8. Das Risiko war der ÖVP egal, weil sie längst auf die Russland-Karte setzte. Mit dem Putin-Spezi Sigi Wolf wurde die OMV von Norwegen zur Gazprom gedreht; mit RBI wurde eine der „systemrelevanten“ österreichischen Banken die Westfinanz-Scharnier für Putin.
9. Dazu kam das Geschäft mit den Oligarchen. Die ÖVP ebnete ihnen alle Wege. Heißes russisches Geld ist im kühlen Finanzwetter der Alpen nach wie vor sicherer als an vielen anderen Orten.

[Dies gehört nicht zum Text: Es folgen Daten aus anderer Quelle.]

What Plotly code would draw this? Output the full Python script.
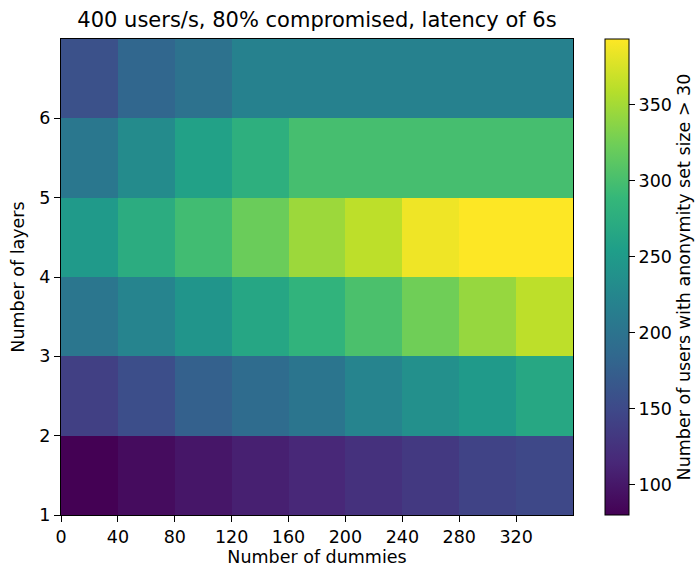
import plotly.graph_objects as go

# Bin edges
dummies_edges = [0, 40, 80, 120, 160, 200, 240, 280, 320, 360]
layer_edges = [1, 2, 3, 4, 5, 6, 7]

# Values (rows bottom-to-top: layers 1..6; columns: dummies bins)
layer1 = [80, 90, 99, 108, 115, 124, 133, 143, 148]
layer2 = [140, 155, 177, 190, 202, 221, 236, 249, 266]
layer3 = [203, 221, 243, 265, 283, 302, 324, 343, 362]
layer4 = [249, 274, 296, 321, 346, 362, 386, 393, 393]
layer5 = [205, 230, 258, 277, 299, 299, 299, 299, 299]
layer6 = [158, 183, 198, 218, 218, 218, 218, 218, 218]

x_ticks = [0, 40, 80, 120, 160, 200, 240, 280, 320]
y_ticks = [1, 2, 3, 4, 5, 6]
cb_ticks = [100, 150, 200, 250, 300, 350]

z = [layer1, layer2, layer3, layer4, layer5, layer6]

W, H = 699, 569
L, R, T, B = 61, 126, 39, 54
pw = W - L - R

FONT = "DejaVu Sans"
fs = 17.5

fig = go.Figure(go.Heatmap(
    x=dummies_edges, y=layer_edges, z=z,
    colorscale="Viridis",
    colorbar=dict(
        x=(605 - L) / pw, xanchor="left", xpad=0,
        y=0.5, yanchor="middle", len=1, lenmode="fraction", ypad=0,
        thickness=24, thicknessmode="pixels",
        outlinewidth=1, outlinecolor="black",
        tickvals=cb_ticks, ticks="outside", ticklen=6, tickcolor="black",
        tickfont=dict(family=FONT, size=fs, color="black"),
        title=dict(text="Number of users with anonymity set size > 30",
                   side="right", font=dict(family=FONT, size=fs, color="black")),
    ),
))

axis_common = dict(
    showline=True, linecolor="black", linewidth=1, mirror=True,
    ticks="outside", ticklen=6, tickcolor="black", tickwidth=1,
    showgrid=False, zeroline=False, automargin=False,
    tickfont=dict(family=FONT, size=fs, color="black"),
)

fig.update_xaxes(range=[0, 360], tickvals=x_ticks,
                 title=dict(text="Number of dummies", font=dict(family=FONT, size=fs, color="black"), standoff=1),
                 **axis_common)
fig.update_yaxes(range=[1, 7], tickvals=y_ticks,
                 title=dict(text="Number of layers", font=dict(family=FONT, size=fs, color="black"), standoff=10),
                 **axis_common)

fig.update_layout(
    width=W, height=H,
    margin=dict(l=L, r=R, t=T, b=B, pad=0, autoexpand=False),
    paper_bgcolor="white", plot_bgcolor="white",
    font=dict(family=FONT, color="black"),
    title=dict(text="400 users/s, 80% compromised, latency of 6s",
               x=0.5, xref="paper", xanchor="center",
               y=1 - 20 / H, yref="container", yanchor="middle",
               font=dict(family=FONT, size=21, color="black")),
)

fig.write_html("out.html")
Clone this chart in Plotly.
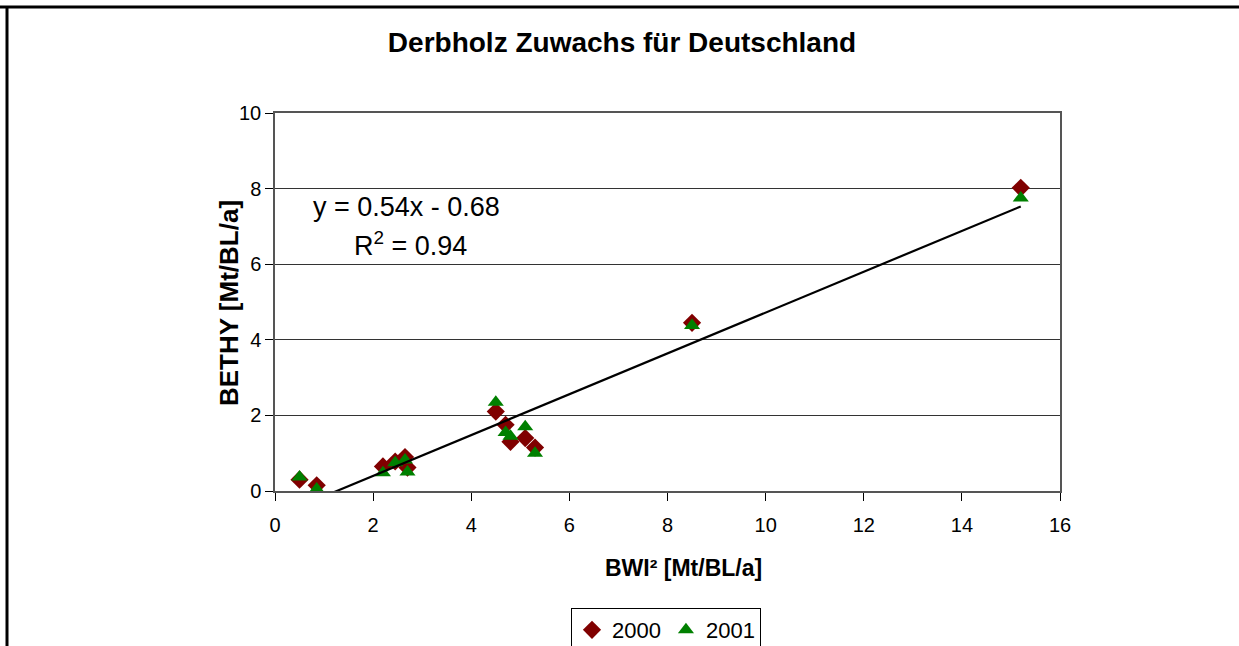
import plotly.graph_objects as go

# Data
bwi_x   = [0.5, 0.85, 2.2, 2.45, 2.65, 2.7, 4.5, 4.7, 4.8, 5.1, 5.3, 8.5, 15.2]
bethy_2000 = [0.30, 0.15, 0.65, 0.78, 0.90, 0.62, 2.10, 1.75, 1.30, 1.40, 1.15, 4.45, 8.02]
bethy_2001 = [0.37, 0.05, 0.48, 0.75, 0.82, 0.50, 2.35, 1.55, 1.45, 1.70, 1.00, 4.38, 7.75]
trend_slope = 0.54
trend_intercept = -0.68
r_squared = 0.94

x_ticks = [0, 2, 4, 6, 8, 10, 12, 14, 16]
y_ticks = [0, 2, 4, 6, 8, 10]

FONT = "Liberation Sans, Arial, sans-serif"

fig = go.Figure()
fig.add_trace(go.Scatter(
    x=bwi_x, y=bethy_2000, mode="markers", name="2000",
    marker=dict(symbol="diamond", size=14, color="#800000", line=dict(width=0)),
))
fig.add_trace(go.Scatter(
    x=bwi_x, y=bethy_2001, mode="markers", name="2001",
    marker=dict(symbol="triangle-up", size=14, color="#008000", line=dict(width=0)),
))
tx = [min(bwi_x), max(bwi_x)]
ty = [trend_slope * v + trend_intercept for v in tx]
fig.add_trace(go.Scatter(
    x=tx, y=ty, mode="lines", showlegend=False,
    line=dict(color="black", width=2.2), hoverinfo="skip",
))

W, H = 1239, 646
L, R, T, B = 275, 179, 113, 155
pw, ph = W - L - R, H - T - B

def px(xp):
    return (xp - L) / pw

def py(yp):
    return (H - B - yp) / ph

fig.update_layout(
    width=W, height=H, autosize=False,
    margin=dict(l=L, r=R, t=T, b=B, autoexpand=False),
    paper_bgcolor="white", plot_bgcolor="white",
    font=dict(family=FONT, size=19, color="black"),
    title=dict(text="<b>Derbholz Zuwachs für Deutschland</b>", x=622 / W, xanchor="center",
               y=1 - 42 / H, yanchor="middle", font=dict(size=28, family=FONT)),
    xaxis=dict(
        range=[0, 16], tickvals=x_ticks, ticks="outside", ticklen=8, tickcolor="black",
        showgrid=False, zeroline=False, showline=True, linecolor="#555", linewidth=1.5,
        mirror=True, ticklabelstandoff=7, automargin=False,
        tickfont=dict(size=20, family=FONT),
    ),
    yaxis=dict(
        range=[0, 10], tickvals=y_ticks, ticks="outside", ticklen=8, tickcolor="black",
        showgrid=True, gridcolor="#333", gridwidth=1, zeroline=False,
        showline=True, linecolor="#555", linewidth=1.5, mirror=True,
        ticklabelstandoff=0, automargin=False,
        tickfont=dict(size=20, family=FONT),
    ),
    legend=dict(
        orientation="h", x=px(666), xanchor="center", y=py(608), yanchor="top",
        bordercolor="black", borderwidth=1, bgcolor="white",
        font=dict(size=22, family=FONT), itemwidth=30, tracegroupgap=0,
    ),
    showlegend=True,
)

# Axis titles
fig.add_annotation(
    xref="paper", yref="paper", x=px(683), y=py(568), xanchor="center", yanchor="middle",
    text="<b>BWI² [Mt/BL/a]</b>", showarrow=False, font=dict(size=23, family=FONT),
)
fig.add_annotation(
    xref="paper", yref="paper", x=px(229), y=py(303), xanchor="center", yanchor="middle",
    text="<b>BETHY [Mt/BL/a]</b>", showarrow=False, textangle=-90,
    font=dict(size=26, family=FONT),
)

# Trendline equation
fig.add_annotation(
    xref="paper", yref="paper", x=px(406), y=py(207), xanchor="center", yanchor="middle",
    text=f"y = {trend_slope:.2f}x - {abs(trend_intercept):.2f}", showarrow=False,
    font=dict(size=27, family=FONT),
)
fig.add_annotation(
    xref="paper", yref="paper", x=px(410), y=py(244), xanchor="center", yanchor="middle",
    text=f"R<sup>2</sup> = {r_squared:.2f}", showarrow=False,
    font=dict(size=27, family=FONT),
)

# Outer frame (top and left edges visible in the cropped reference)
fig.add_shape(type="line", xref="paper", yref="paper",
              x0=px(0), x1=px(W), y0=py(7), y1=py(7), line=dict(color="black", width=3))
fig.add_shape(type="line", xref="paper", yref="paper",
              x0=px(7), x1=px(7), y0=py(6), y1=py(H + 5), line=dict(color="black", width=3))

fig.write_html(
    "out.html",
    config={"responsive": False, "displayModeBar": False},
    post_script="document.body.style.margin='0';document.body.style.overflow='hidden';",
)
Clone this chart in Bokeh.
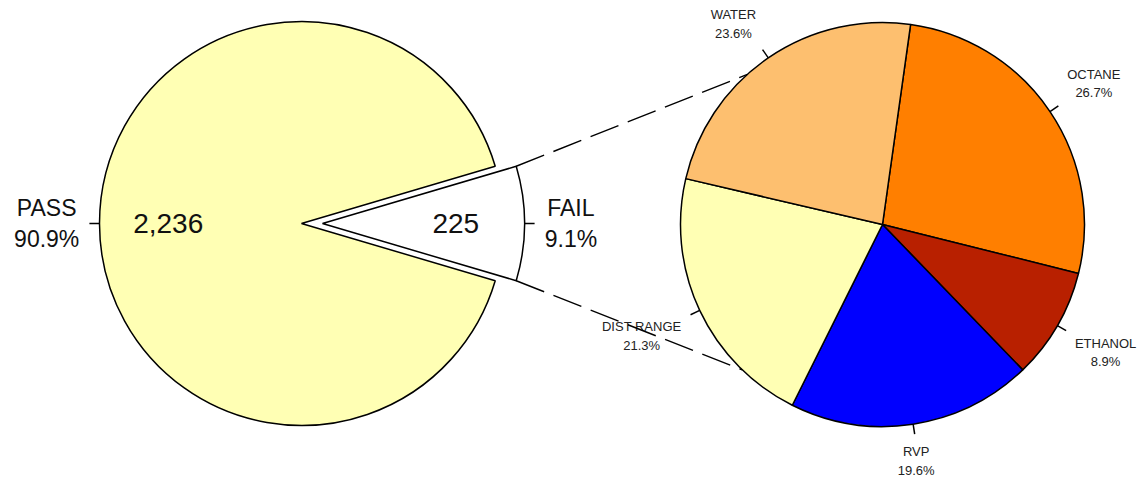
import math
from bokeh.plotting import figure
from bokeh.models import Range1d, ColumnDataSource
from bokeh.embed import file_html
from bokeh.resources import INLINE
from bokeh.core.properties import value

# ---------------- data ----------------
status_labels = ["PASS", "FAIL"]
status_counts = [2236, 225]
status_colors = ["#FFFFB4", "#FFFFFF"]

fail_labels = ["OCTANE", "ETHANOL", "RVP", "DIST RANGE", "WATER"]
fail_pct = [26.7, 8.9, 19.6, 21.3, 23.6]
fail_colors = ["#FF7F00", "#B82000", "#0000FF", "#FFFFB4", "#FDBF6F"]

# ---------------- layout (style) ----------------
W, H = 1138, 477
FONT = "Liberation Sans"
R = 202
LEFT_C = (301, 254)
EXPLODE = 21
RIGHT_C = (882, 253)
RIGHT_START = 82.0
LINK_ANGLES = (132.0, 226.0)

# approximate Arial advance widths (em), used only to centre label lines
CW = {" ": .278, ".": .278, ",": .278, "%": .889, "A": .667, "C": .722, "D": .722,
      "E": .667, "F": .611, "G": .778, "H": .722, "I": .278, "L": .556, "N": .722,
      "O": .778, "P": .667, "R": .722, "S": .667, "T": .611, "V": .667, "W": .944}


def text_w(s, size):
    return max(sum(CW.get(ch, .556) for ch in line) for line in s.split("\n")) * size


p = figure(width=W, height=H, x_range=Range1d(0, W), y_range=Range1d(0, H),
           output_backend="svg", toolbar_location=None, min_border=0,
           x_axis_location=None, y_axis_location=None)
p.grid.visible = False
p.outline_line_color = None
p.background_fill_color = "white"
p.border_fill_color = "white"


def pol(c, r, a):
    return c[0] + r * math.cos(math.radians(a)), c[1] + r * math.sin(math.radians(a))


def place(a, txt, size):
    c, s = math.cos(math.radians(a)), math.sin(math.radians(a))
    w = text_w(txt, size)
    dx = w / 2 if c > 0.2 else (-w / 2 if c < -0.2 else 0.0)
    bl = "middle" if abs(s) < 0.2 else ("bottom" if s > 0 else "top")
    return dx, bl


# ---------------- left pie ----------------
total = sum(status_counts)
fail_span = 360.0 * status_counts[1] / total
centers = [LEFT_C, pol(LEFT_C, EXPLODE, 0.0)]
starts = [fail_span / 2, -fail_span / 2]
ends = [360 - fail_span / 2, fail_span / 2]
mids = [180.0, 0.0]

p.wedge(x=[c[0] for c in centers], y=[c[1] for c in centers], radius=R,
        start_angle=starts, end_angle=ends,
        start_angle_units="deg", end_angle_units="deg",
        direction="anticlock", fill_color=status_colors,
        line_color="black", line_width=1.5)

LSIZE = 23
lx, ly, lt, lo, lb = [], [], [], [], []
tx0, ty0, tx1, ty1 = [], [], [], []
vx, vy, vt = [], [], []
for c, m, lab, cnt in zip(centers, mids, status_labels, status_counts):
    a0 = pol(c, R, m)
    a1 = pol(c, R * 1.05, m)
    tx0.append(a0[0]); ty0.append(a0[1]); tx1.append(a1[0]); ty1.append(a1[1])
    pt = pol(c, R * 1.1, m)
    txt = f"{lab}\n{100 * cnt / total:.1f}%"
    dx, bl = place(m, txt, LSIZE)
    lx.append(pt[0]); ly.append(pt[1]); lt.append(txt); lo.append(dx); lb.append(bl)
    vp = pol(c, R * 0.66, m)
    vx.append(vp[0]); vy.append(vp[1]); vt.append(f"{cnt:,}")

p.segment(x0=tx0, y0=ty0, x1=tx1, y1=ty1, line_color="black", line_width=1.5)
src_l = ColumnDataSource(dict(x=lx, y=ly, t=lt, o=lo, b=lb))
p.text(x="x", y="y", text="t", x_offset="o", text_align="center", text_baseline="b",
       source=src_l, text_font=value(FONT), text_font_size=f"{LSIZE}px",
       text_color="#111111", text_line_height=1.2)
p.text(x=vx, y=vy, text=vt, text_align="center", text_baseline="middle",
       text_font=value(FONT), text_font_size="28px", text_color="#111111")

# ---------------- right pie ----------------
ptot = sum(fail_pct)
a = RIGHT_START
rs, re, rm = [], [], []
for v in fail_pct:
    span = 360.0 * v / ptot
    rs.append(a - span); re.append(a); rm.append(a - span / 2)
    a -= span

p.wedge(x=RIGHT_C[0], y=RIGHT_C[1], radius=R, start_angle=rs, end_angle=re,
        start_angle_units="deg", end_angle_units="deg",
        direction="anticlock", fill_color=fail_colors,
        line_color="black", line_width=1.5)

RSIZE = 13
rx, ry, rt, ro, rb = [], [], [], [], []
sx0, sy0, sx1, sy1 = [], [], [], []
for m, lab, v in zip(rm, fail_labels, fail_pct):
    a0 = pol(RIGHT_C, R, m)
    a1 = pol(RIGHT_C, R * 1.05, m)
    sx0.append(a0[0]); sy0.append(a0[1]); sx1.append(a1[0]); sy1.append(a1[1])
    pt = pol(RIGHT_C, R * 1.1, m)
    txt = f"{lab}\n{v:.1f}%"
    dx, bl = place(m, txt, RSIZE)
    rx.append(pt[0]); ry.append(pt[1]); rt.append(txt); ro.append(dx); rb.append(bl)

p.segment(x0=sx0, y0=sy0, x1=sx1, y1=sy1, line_color="black", line_width=1.5)
src_r = ColumnDataSource(dict(x=rx, y=ry, t=rt, o=ro, b=rb))
p.text(x="x", y="y", text="t", x_offset="o", text_align="center", text_baseline="b",
       source=src_r, text_font=value(FONT), text_font_size=f"{RSIZE}px",
       text_color="#222222", text_line_height=1.25)

# ---------------- connector lines ----------------
fc = centers[1]
e_top = pol(fc, R, fail_span / 2)
e_bot = pol(fc, R, -fail_span / 2)
k_top = pol(RIGHT_C, R, LINK_ANGLES[0])
k_bot = pol(RIGHT_C, R, LINK_ANGLES[1])
p.segment(x0=[e_top[0], e_bot[0]], y0=[e_top[1], e_bot[1]],
          x1=[k_top[0], k_bot[0]], y1=[k_top[1], k_bot[1]],
          line_color="black", line_width=1.4, line_dash="30 10")

open("out.html", "w").write(file_html(p, INLINE))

10. Dann kamen der erste und der zweite russische Überfall auf die Ukraine. Karl Nehammer war der Erste, der über die westliche Sanktionsmauer zu Putin kraxelte und später in Wien erzählte, wie er dem Kreml-Herrscher den Kopf gewaschen und Sicherheit für Österreichs Gas-Pipelines durchgesetzt habe.
11. Und schließlich: Warum Egisto Ott trotz schwersten Verdachts gegen ihn bis zum Schluss mit einer Dienstkonkorde des Innenministeriums als „Kriminalbeamter“ Abfragen für den FSB durchführen konnte, konnte der amtierende Innenminister bis heute nicht erklären.
Wedelfedern und Tools
Natürlich weiß Stocker, dass das alles viele wissen. Aber es geht nicht um die Wahrheit, sondern um die Wahl. Von Wirtschaft und Einwanderung bis Sicherheit und Bildung findet man in den Themen, die normalerweise Wahlkämpfe prägen, kaum mehr Unterschiede zwischen ÖVP und FPÖ. Also muss ein Thema her, wo man sich einen prachtvollen Schaukampf liefern kann: Putin.
Nicht nur in „Die Presse“, „Kurier“, „Kronen Zeitung“ und „Heute“ werden sich die entsprechenden Finger über den Kampf der Trolle wund schreiben. Wedelfedern und Tools für den Schaukampf stehen längst bereit. Die Regierungs-Inseratenkassen der ÖVP sind gefüllt. Es kann losgehen.
Am Ende der Bühnenprügelei werden die beiden einander erschöpft und zufrieden in die Arme fallen. Wenn das Ganze dafür gesorgt hat, dass das Scheinduell zwischen den Putin-Trollen den Wahlkampf dominiert, kann es sich ausgehen. Dann bilden ÖVP und FPÖ zum dritten Mal eine gemeinsame Regierung.
Mit ihr wird Wladimir Putin die größte Freude haben.